Bürokratie als organisatorische Notwendigkeit
Dennoch bleibt Kneucker beim Thema „schlanker Staat“ und Selbstverwaltung skeptisch. „Marx etwa glaubte, dass mit dem Absterben des Staates die Bürokratie absterben wird. Doch die Vorstellung, dass der Staat ersetzt werden kann, ist eine Illusion. Marx hat gehofft, dass der bürgerliche Staat verschwindet und durch Selbstverwaltung ersetzt wird. Diese Vorstellung mag ideologisch liebenswürdig gemeint sein, doch es ist so nicht möglich. Nach der Oktoberrevolution hat Lenin den Staat sogar ausgebaut.“ Die Sowjetunion ist das beste Beispiel dafür, dass der Staat keine bürgerliche Erfindung ist, sondern „eine organisatorische Notwendigkeit“. Für Kneucker besteht die einzige Hoffnung darin, dass die Bürokratie menschlicher, sparsamer und effizienter werden könnte und dass die Beamten „so erzogen werden, dass sie mit den Kunden so umgehen, wie sie es selbst gerne hätten, wie mit ihnen umgegangen wird. Das ist ein hohes Ziel.“ Doch der Professor macht sich wenig Hoffnungen: „Menschen in Machtpositionen verlieren oft die Augenhöhe. Im Verfahrensrecht der Verwaltung haben wir den Hinweis, dass der Kunde, die Partei, anzuleiten ist, wenn er sich nicht auskennt, aber das muss man können und nicht der Böswilligkeit opfern.“
12 Prozent der Wertschöpfung werden von der Bürokratie verschlungen.

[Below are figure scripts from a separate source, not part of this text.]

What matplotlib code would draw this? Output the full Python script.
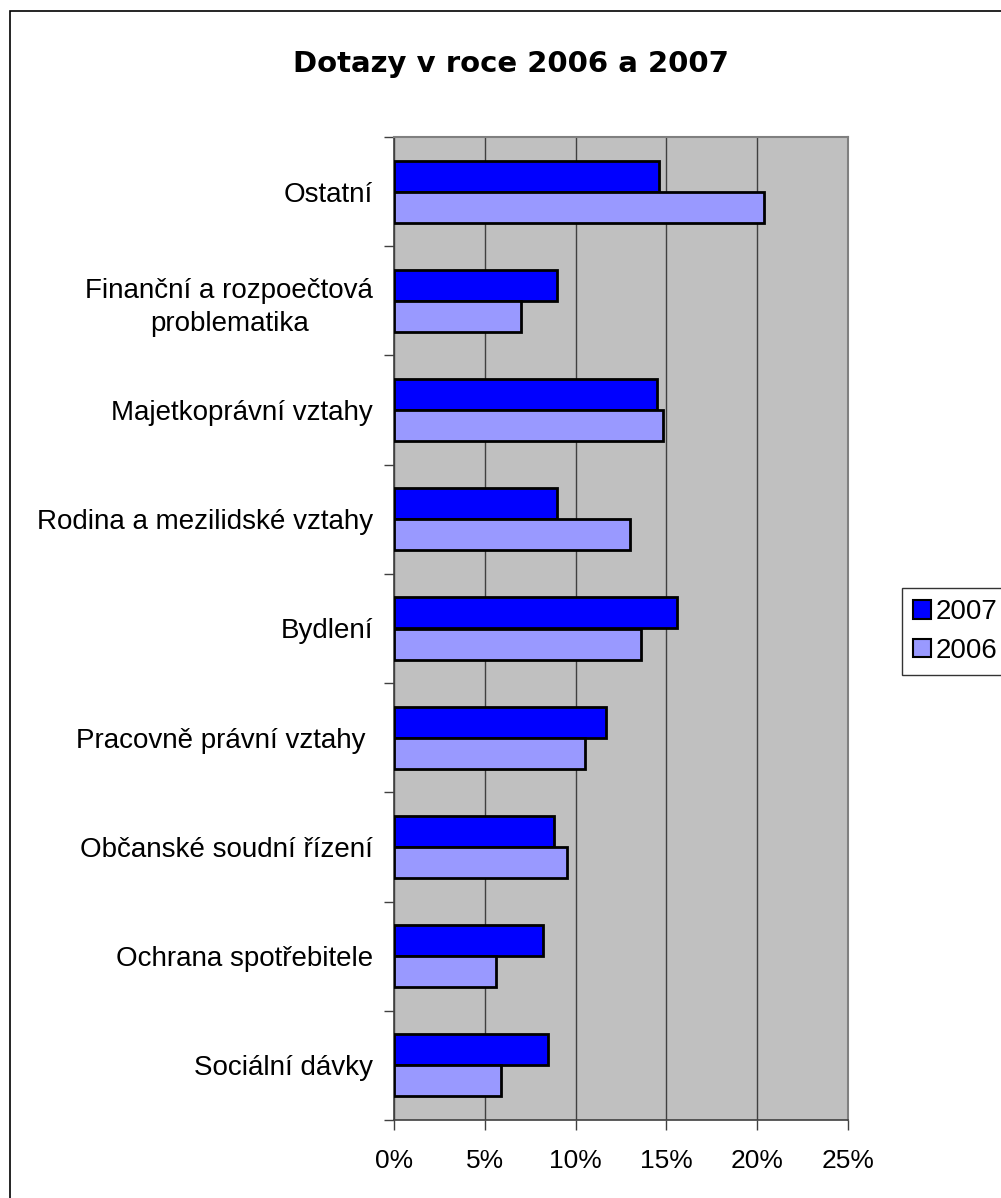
import matplotlib.pyplot as plt
from matplotlib.patches import Patch, Rectangle
from matplotlib.ticker import FuncFormatter, FixedLocator
import numpy as np

# data, top to bottom as shown
categories = [
    "Ostatní",
    "Finanční a rozpoečtová\nproblematika",
    "Majetkoprávní vztahy",
    "Rodina a mezilidské vztahy",
    "Bydlení",
    "Pracovně právní vztahy ",
    "Občanské soudní řízení",
    "Ochrana spotřebitele",
    "Sociální dávky",
]
values_2007 = [14.6, 9.0, 14.5, 9.0, 15.6, 11.7, 8.8, 8.2, 8.5]
values_2006 = [20.4, 7.0, 14.8, 13.0, 13.6, 10.5, 9.5, 5.6, 5.9]
x_ticks = [0, 5, 10, 15, 20, 25]

plt.rcParams['font.family'] = ['Liberation Sans', 'DejaVu Sans']

fig = plt.figure(figsize=(10.01, 11.98), dpi=100)
ax = fig.add_axes([394/1001, 1-1120/1198, 454/1001, 983/1198])
ax.set_facecolor('#C0C0C0')

n = len(categories)
pos = np.arange(n)
h = 0.284
ax.barh(pos - h/2, values_2007, height=h, color='#0000FF', edgecolor='black', linewidth=2, label='2007', zorder=3)
ax.barh(pos + h/2, values_2006, height=h, color='#9999FF', edgecolor='black', linewidth=2, label='2006', zorder=3)

ax.set_xlim(0, 25)
ax.set_ylim(n - 0.5, -0.5)
ax.set_xticks(x_ticks)
ax.xaxis.set_major_formatter(FuncFormatter(lambda v, p: f"{v:.0f}%"))
ax.set_yticks(pos)
ax.set_yticklabels(categories, multialignment='center', linespacing=1.35)
ax.yaxis.set_minor_locator(FixedLocator(np.arange(-0.5, n, 1)))
ax.tick_params(axis='y', which='major', length=0, pad=15, labelsize=20)
ax.tick_params(axis='y', which='minor', length=7, width=1, color='#404040')
ax.tick_params(axis='x', length=7, width=1, color='#404040', pad=14, labelsize=19)
ax.grid(axis='x', color='#404040', linewidth=1, zorder=1)
ax.set_axisbelow(True)

for s in ['left', 'bottom']:
    ax.spines[s].set_color('#404040')
    ax.spines[s].set_linewidth(1.2)
for s in ['top', 'right']:
    ax.spines[s].set_color('#808080')
    ax.spines[s].set_linewidth(1.5)

fig.text(511/1001, 1-64/1198, "Dotazy v roce 2006 a 2007", ha='center', va='center',
         fontsize=21, fontweight='bold', family='DejaVu Sans')

handles = [Patch(facecolor='#0000FF', edgecolor='black', linewidth=1.5, label='2007'),
           Patch(facecolor='#9999FF', edgecolor='black', linewidth=1.5, label='2006')]
leg = fig.legend(handles=handles, loc='upper left', bbox_to_anchor=(902/1001, 1-588/1198),
                 fontsize=20, frameon=True, fancybox=False, edgecolor='black',
                 handlelength=0.65, handleheight=0.65, handletextpad=0.15,
                 labelspacing=0.45, borderpad=0.4, borderaxespad=0)
leg.get_frame().set_linewidth(1)

# outer chart border
fig.patches.append(Rectangle((10/1001, -0.1), 1.2, 1.1 - 11/1198, transform=fig.transFigure,
                             fill=False, edgecolor='black', linewidth=1.2))

fig.savefig('out.png', dpi=100)
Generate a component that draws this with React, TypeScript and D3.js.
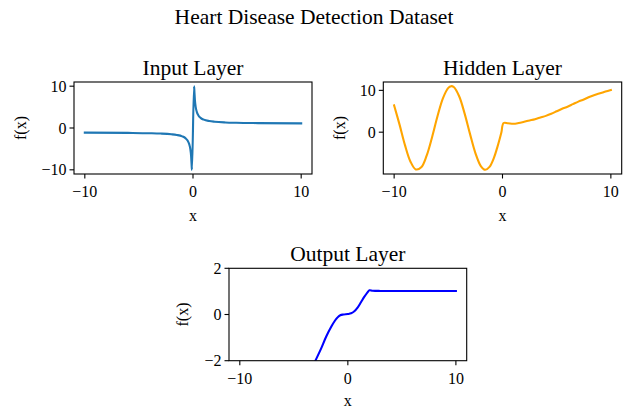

Plädoyer für eine effiziente Verwaltung
Wie in den Interviews ersichtlich, läuft auch einiges in die richtige Richtung und selbst der Forscher hält die Bürokratie in Österreich für unterschätzt. „Das Allgemeine Verwaltungsgesetz AVG ist ein echter Benchmarkt. Auch werden einige Justizgesetze wie das Konkursverfahren oder das Grundbuch international gelobt und hervorgehoben.“ Dennoch ist das Image im Keller: „Es gibt nach wie vor das unausrottbare Klischee der Bürokratie als starres Monster. Sie ist angstbesetzt und dem kann man mit politischer Kommunikation begegnen.“ Und natürlich mit Reformen und Taten. Und was bleibt als Conclusio? In den Interviews aus den verschiedensten Branchen werden immer zwei zentrale Themen angesprochen: Der Mangel an Koordination und Kommunikation. Zu diesen gesellt sich eine gewisse Intransparenz. Vielleicht könnte sich die Bürokratie da etwas von den Bremer Stadtmusikanten abschauen. Sie haben miteinander kommuniziert, einen klaren, transparenten Plan geschmiedet und koordinativ ein hocheffizientes Ergebnis erzielt – sprich: die Räuber verscheucht. Ohne gute Abstimmung verscheucht die Bürokratie in diesem Lande aber nur die Unternehmen.